What to work on: Return all the data below as it stands, minus the pictures.

Recorded information:
+++
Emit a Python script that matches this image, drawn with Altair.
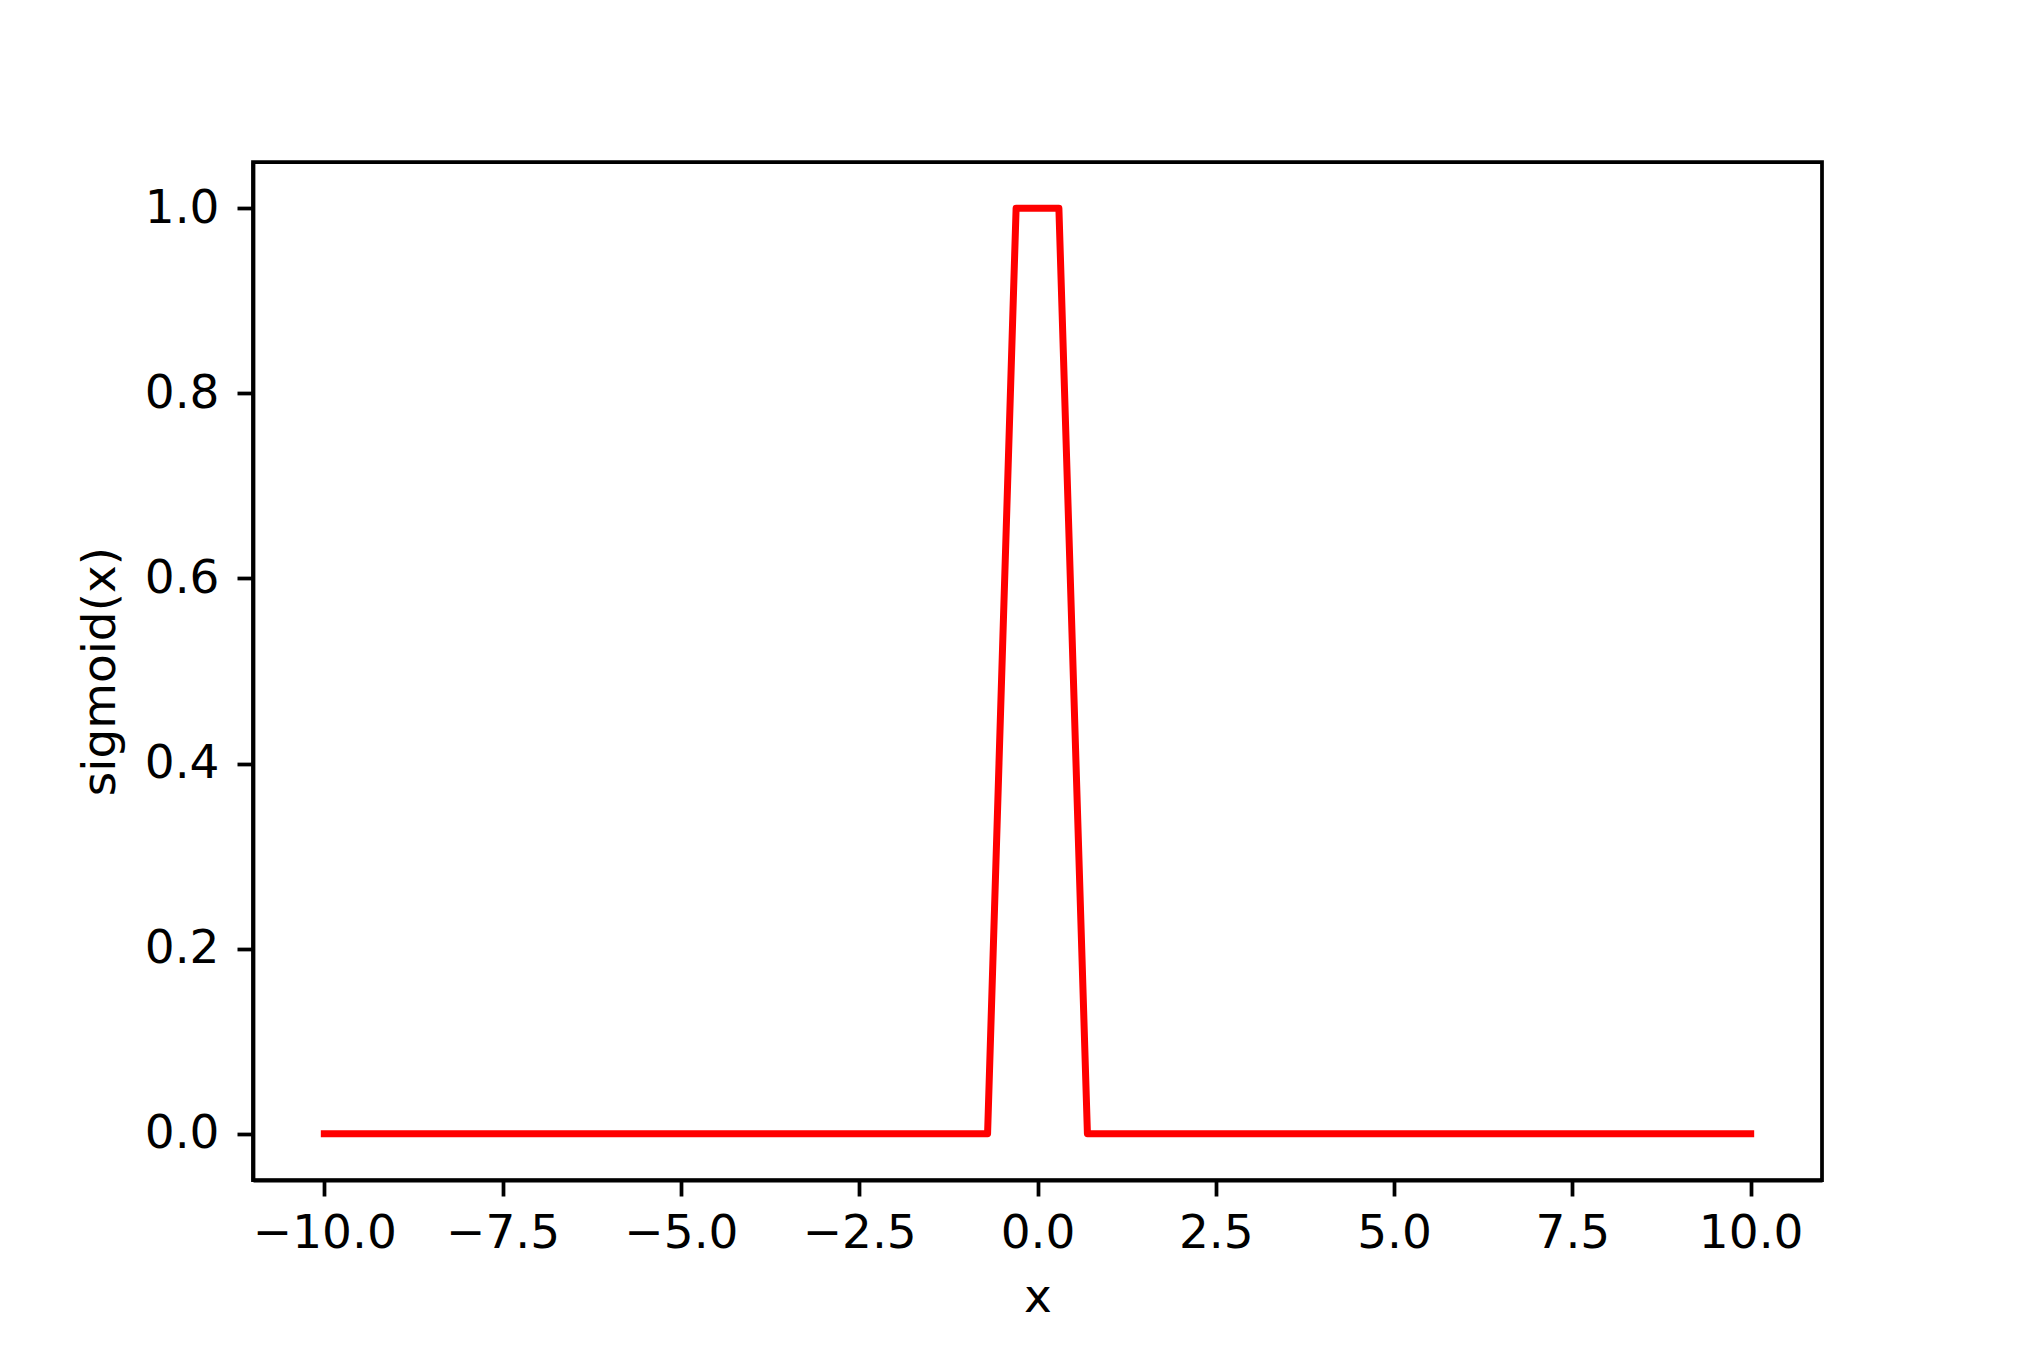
import altair as alt
import pandas as pd

x_vals = [-10.0, -0.7, -0.3, 0.3, 0.7, 10.0]
y_vals = [0.0, 0.0, 1.0, 1.0, 0.0, 0.0]
x_ticks = [-10.0, -7.5, -5.0, -2.5, 0.0, 2.5, 5.0, 7.5, 10.0]
y_ticks = [0.0, 0.2, 0.4, 0.6, 0.8, 1.0]

df = pd.DataFrame({"x": x_vals, "y": y_vals, "order": list(range(len(x_vals)))})

FONT = "DejaVu Sans"
FS = 47

chart = alt.Chart(df).mark_line(color="#ff0000", strokeWidth=7, strokeJoin="round", strokeCap="square").encode(
    x=alt.X("x:Q", scale=alt.Scale(domain=[-11, 11], nice=False, zero=False),
            axis=alt.Axis(values=x_ticks, format=".1f", title="x", grid=False,
                          tickSize=16, tickWidth=3.75, tickColor="black",
                          labelFont=FONT, labelFontSize=FS, labelColor="black",
                          labelPadding=14, labelFlush=False,
                          titleFont=FONT, titleFontSize=FS, titleFontWeight="normal",
                          titleColor="black", titlePadding=18,
                          domain=True, domainColor="black", domainWidth=3.75)),
    y=alt.Y("y:Q", scale=alt.Scale(domain=[-0.05, 1.05], nice=False, zero=False),
            axis=alt.Axis(values=y_ticks, format=".1f", title="sigmoid(x)", grid=False,
                          tickSize=16, tickWidth=3.75, tickColor="black",
                          labelFont=FONT, labelFontSize=FS, labelColor="black",
                          labelPadding=18, labelFlush=False,
                          titleFont=FONT, titleFontSize=FS, titleFontWeight="normal",
                          titleColor="black", titlePadding=20,
                          domain=True, domainColor="black", domainWidth=3.75)),
    order="order:Q",
).properties(
    width=1569, height=1018,
    autosize=alt.AutoSizeParams(type="none"),
    padding={"left": 245, "top": 154, "right": 190, "bottom": 160},
).configure(
    background="white",
    view=alt.ViewConfig(stroke="black", strokeWidth=3.75),
)

chart.save("out.html", embed_options={"renderer": "svg", "actions": False})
+++
Result below:
Emit a Python script that matches this image, drawn with Altair.
import altair as alt
import pandas as pd

x_vals = [-10.0, -0.7, -0.3, 0.3, 0.7, 10.0]
y_vals = [0.0, 0.0, 1.0, 1.0, 0.0, 0.0]
x_ticks = [-10.0, -7.5, -5.0, -2.5, 0.0, 2.5, 5.0, 7.5, 10.0]
y_ticks = [0.0, 0.2, 0.4, 0.6, 0.8, 1.0]

df = pd.DataFrame({"x": x_vals, "y": y_vals, "order": list(range(len(x_vals)))})

FONT = "DejaVu Sans"
FS = 47

chart = alt.Chart(df).mark_line(color="#ff0000", strokeWidth=7, strokeJoin="round", strokeCap="square").encode(
    x=alt.X("x:Q", scale=alt.Scale(domain=[-11, 11], nice=False, zero=False),
            axis=alt.Axis(values=x_ticks, format=".1f", title="x", grid=False,
                          tickSize=16, tickWidth=3.75, tickColor="black",
                          labelFont=FONT, labelFontSize=FS, labelColor="black",
                          labelPadding=14, labelFlush=False,
                          titleFont=FONT, titleFontSize=FS, titleFontWeight="normal",
                          titleColor="black", titlePadding=18,
                          domain=True, domainColor="black", domainWidth=3.75)),
    y=alt.Y("y:Q", scale=alt.Scale(domain=[-0.05, 1.05], nice=False, zero=False),
            axis=alt.Axis(values=y_ticks, format=".1f", title="sigmoid(x)", grid=False,
                          tickSize=16, tickWidth=3.75, tickColor="black",
                          labelFont=FONT, labelFontSize=FS, labelColor="black",
                          labelPadding=18, labelFlush=False,
                          titleFont=FONT, titleFontSize=FS, titleFontWeight="normal",
                          titleColor="black", titlePadding=20,
                          domain=True, domainColor="black", domainWidth=3.75)),
    order="order:Q",
).properties(
    width=1569, height=1018,
    autosize=alt.AutoSizeParams(type="none"),
    padding={"left": 245, "top": 154, "right": 190, "bottom": 160},
).configure(
    background="white",
    view=alt.ViewConfig(stroke="black", strokeWidth=3.75),
)

chart.save("out.html", embed_options={"renderer": "svg", "actions": False})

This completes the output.